EMU President James Smith said in a statement that “the incidents of vandalism on our campus created significant pain, fear and distress among our students, faculty and staff.”
I joined with many of our community in my own personal anger over these incidents. The many initiatives put in place as a result of the incidents are vitally important and will continue regardless of the outcome of the criminal proceedings. As one of the most diverse higher education institutions in Michigan, Eastern’s commitment to inclusiveness and being a welcoming community for people of all backgrounds is an ongoing priority.
Among the initiatives put in place since last year: the investment in additional campus security measures, including more lighting and cameras; the establishment of the Presidential Commission on Diversity and Inclusion, chaired by Professor Ronald Woods of the Department of Africology and African American Studies; and, expanded training in diversity and inclusion among University leadership that is now being expanded to other employees. These and other actions will continue to move forward with the focus, determination and importance with which they began.
As previously reported by The Root, Chiara Hensley, assistant vice president for student affairs, addressed the student body in the wake of Black Lives Matter protests that rocked the campus as students demanded justice, accountability and a dismantling of the protections afforded racism on campus:
“It’s a new age to address issues of race and white privilege at Eastern,” Hensley said. “[One student] suggested that [students] be taught more explicitly about intersectionality, about privilege and about racism in our general education curriculum. … We’re talking about systemically … what the university can practically do.”
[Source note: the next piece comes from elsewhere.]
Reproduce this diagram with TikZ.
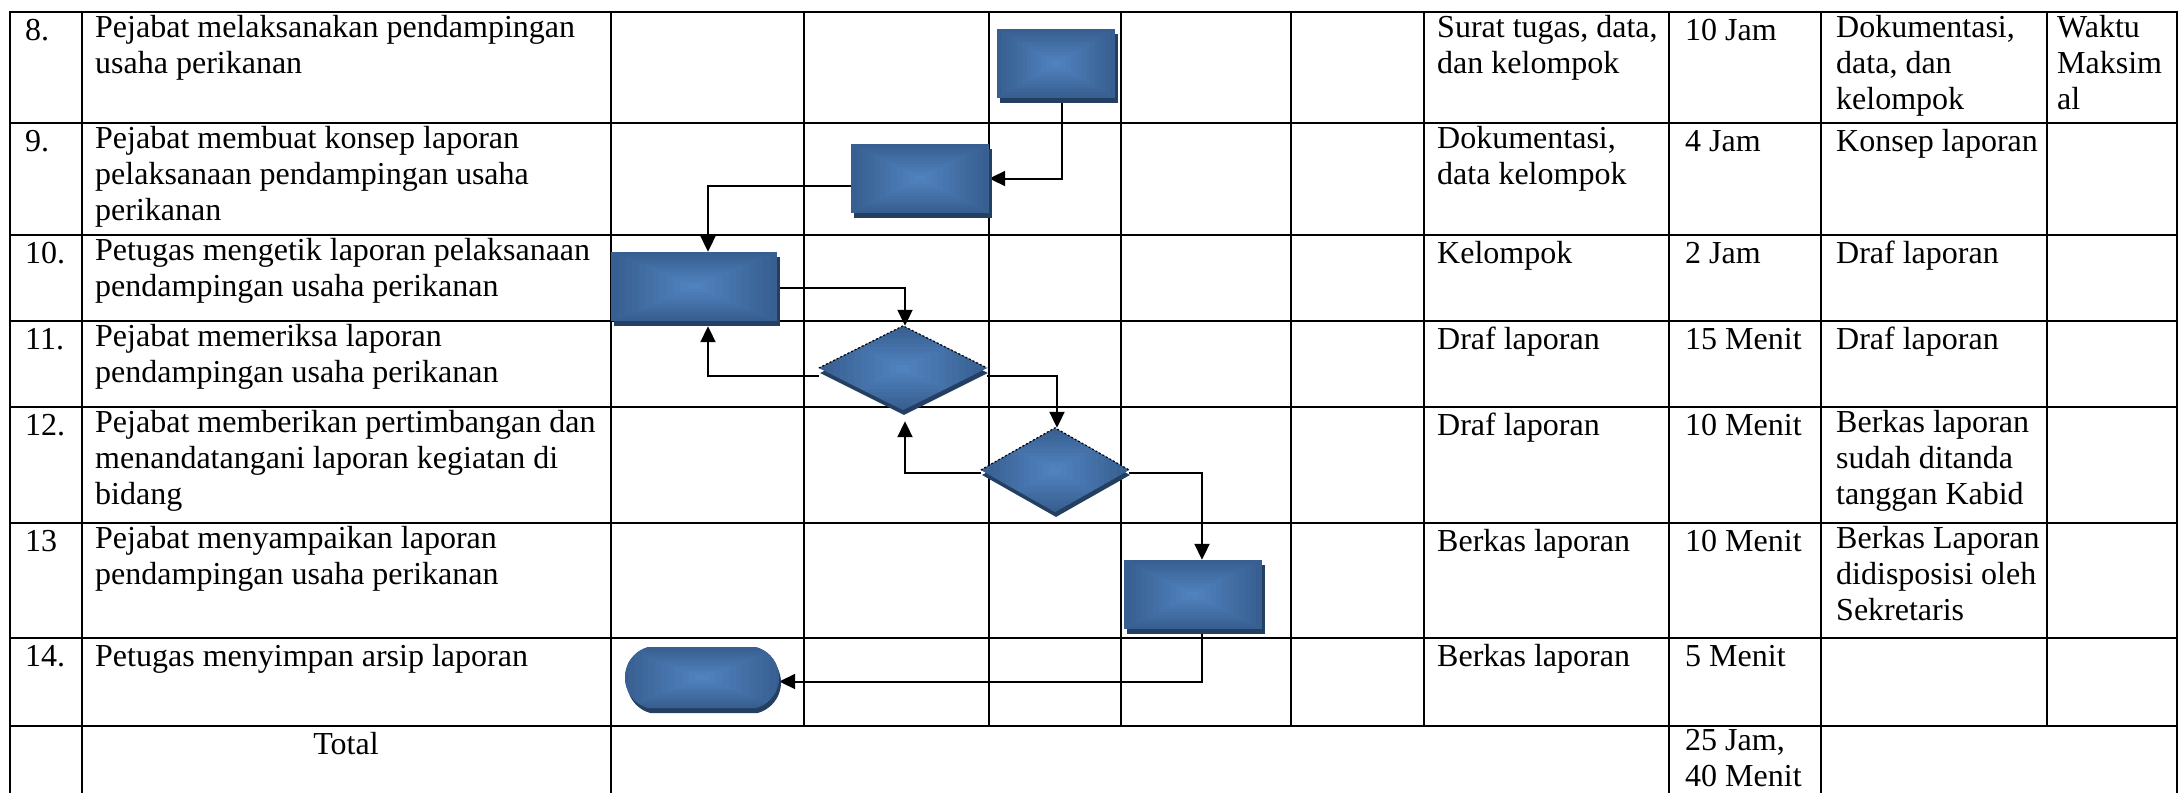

In a statement to EMU Today, Eastern Michigan University Chief of Police Robert Heighes said that his department had been working on solving the crime since “day one.”
“We appreciate that people wanted a fast arrest, but in many cases, that is not the way police work happens,” Heighes said. “I recognize the anger, fear and frustration that these incidents caused for many of our students, faculty and staff, and I thank them for their patience and understanding as we conducted a thorough investigation.”
After his arraignment Monday morning, Curlin was returned to custody to await a Nov. 9 preliminary hearing.
“As a black student, to know that another black person is using the n-word in a negative way is embarrassing,” Jaiquae Rodwell, an EMU student, told the Eastern Echo. “To know that it was a person of color is hurtful.”